Through the EU burden-sharing agreement, Sweden has a goal of greenhouse gas emission reduction of 40% in 2030 in relation to 2005 level. At the national level, Sweden is to have no net emissions of greenhouse gases into the atmosphere by 2045 and should thereafter achieve negative emissions. To achieve zero net emissions, emissions from activities in Swedish territory are to be at least 85 per cent lower than emissions in 1990. Another national goal is to reach 100% renewable electricity production in 2040. The Swedish Energy Agency estimates that the country will need to install an additional 2.5 to 6 TWh of renewable power capacity per year between 2030 and 2040 to reach that goal, and that wind power will provide a large part of it.

To learn more about wind energy in Sweden, please review their chapter in the IEA Wind TCP 2020 Annual Report.



Total wind power capacity is 10,100 MW.


Wind power capacity in Sweden increased by 1,400 MW in 2020.

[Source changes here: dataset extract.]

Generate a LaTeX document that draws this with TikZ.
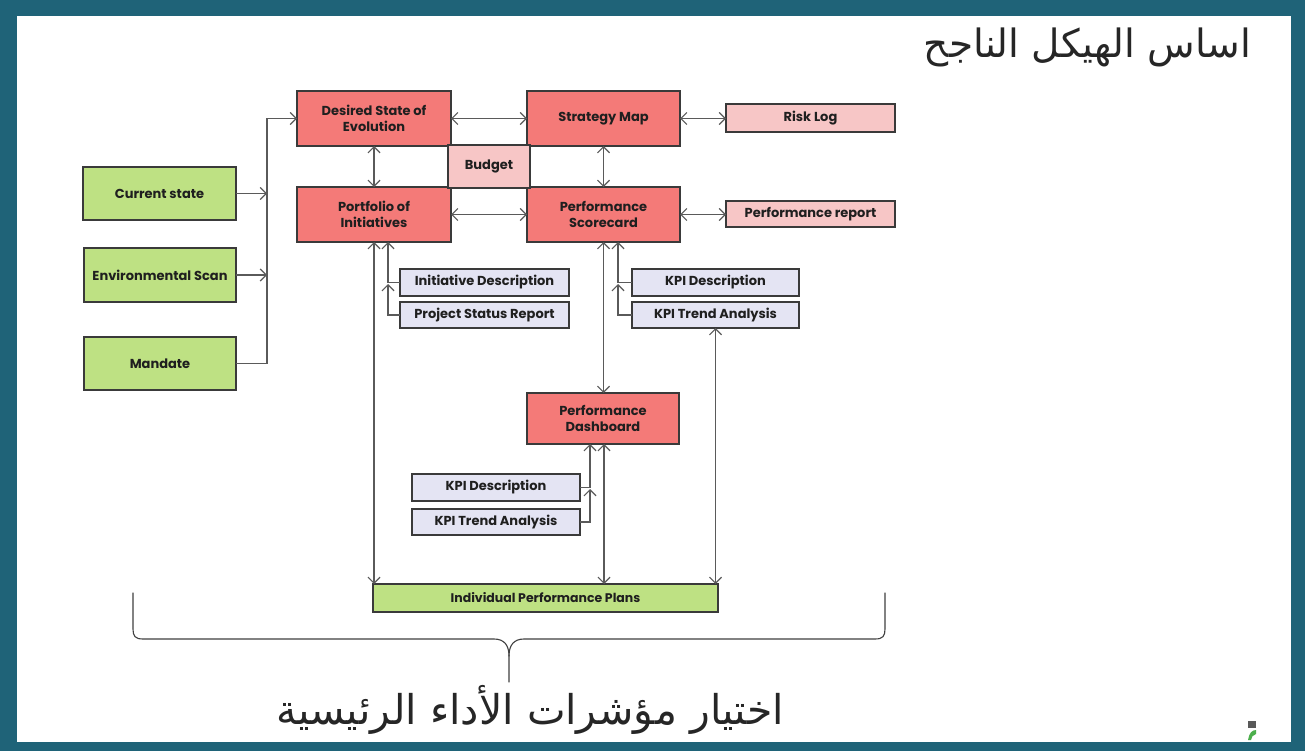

Sweden produces 27.5 TWh from wind energy, which accounts for 20.2% of the country’s electricity consumption.

National Targets

In 2016, the government, the Moderate Party, the Centre Party, and the Christian Democrats reached an agreement on Sweden’s long-term energy policy, although in 2020, the Moderate party and Christian Democrats left the agreement. The goals were though ratified by the parliament, so they are still valid. They consist of a common roadmap for a controlled transition to an entirely renewable electricity system, with targets as follows:

  • By 2030, Sweden’s energy use should be 50% more efficient than in 2005. The target is expressed in terms of energy relatively to GDP.
  • By 2040, Sweden should achieve 100% renewable electricity production. This target is not a deadline for banning nuclear power, nor does it mean closing nuclear power plants through political decisions.
  • By 2045, Sweden is to have no net emissions of greenhouse gases into the atmosphere; thereafter, the country should achieve negative emissions.

Progress & Operational Details

In 2020, 357 turbines were commissioned with an average nominal capacity of 3.9 MW. All of them were onshore. During the year, the phase 1 of Markbydgen in Piteå commune was completed. It consists of three different areas with a total of 283 turbines (2.3 MW, 3.6 MW and 4 MW) for a total of 956 MW. Fully installed in 2026, the project (3 phases) will have 1100 turbines with an annual electricity production of 8-12 TWh.

A clear trend is an increase of the size of turbines as show in the figures below. Based on available data from 203 turbines, the rotor diameter of installed turbines during 2020 was of 135 m in average with a nominal power of 4.1 MW.

National RDD Priorities and Budget

Three research programs carried out publicly-funded wind energy research in 2020: Vindval, Swedish Wind Power Technology Centre (SWPTC), and VindEL. All three programs were under the supervision of the Swedish Energy Agency.

Vindval is a research program focused on studying the environmental effects of wind power. The program is financed by the Swedish Energy Agency and administrated by the Swedish Environmental Protection Agency.

The Swedish Wind Power Technology Centre (SWPTC) is research center that focuses on optimizing wind turbine design taking into account the interaction between all components.

The program VindEL runs from 2017-2021. The program focuses on finding technical solutions within the three priority areas defined in Sweden’s strategy for wind power.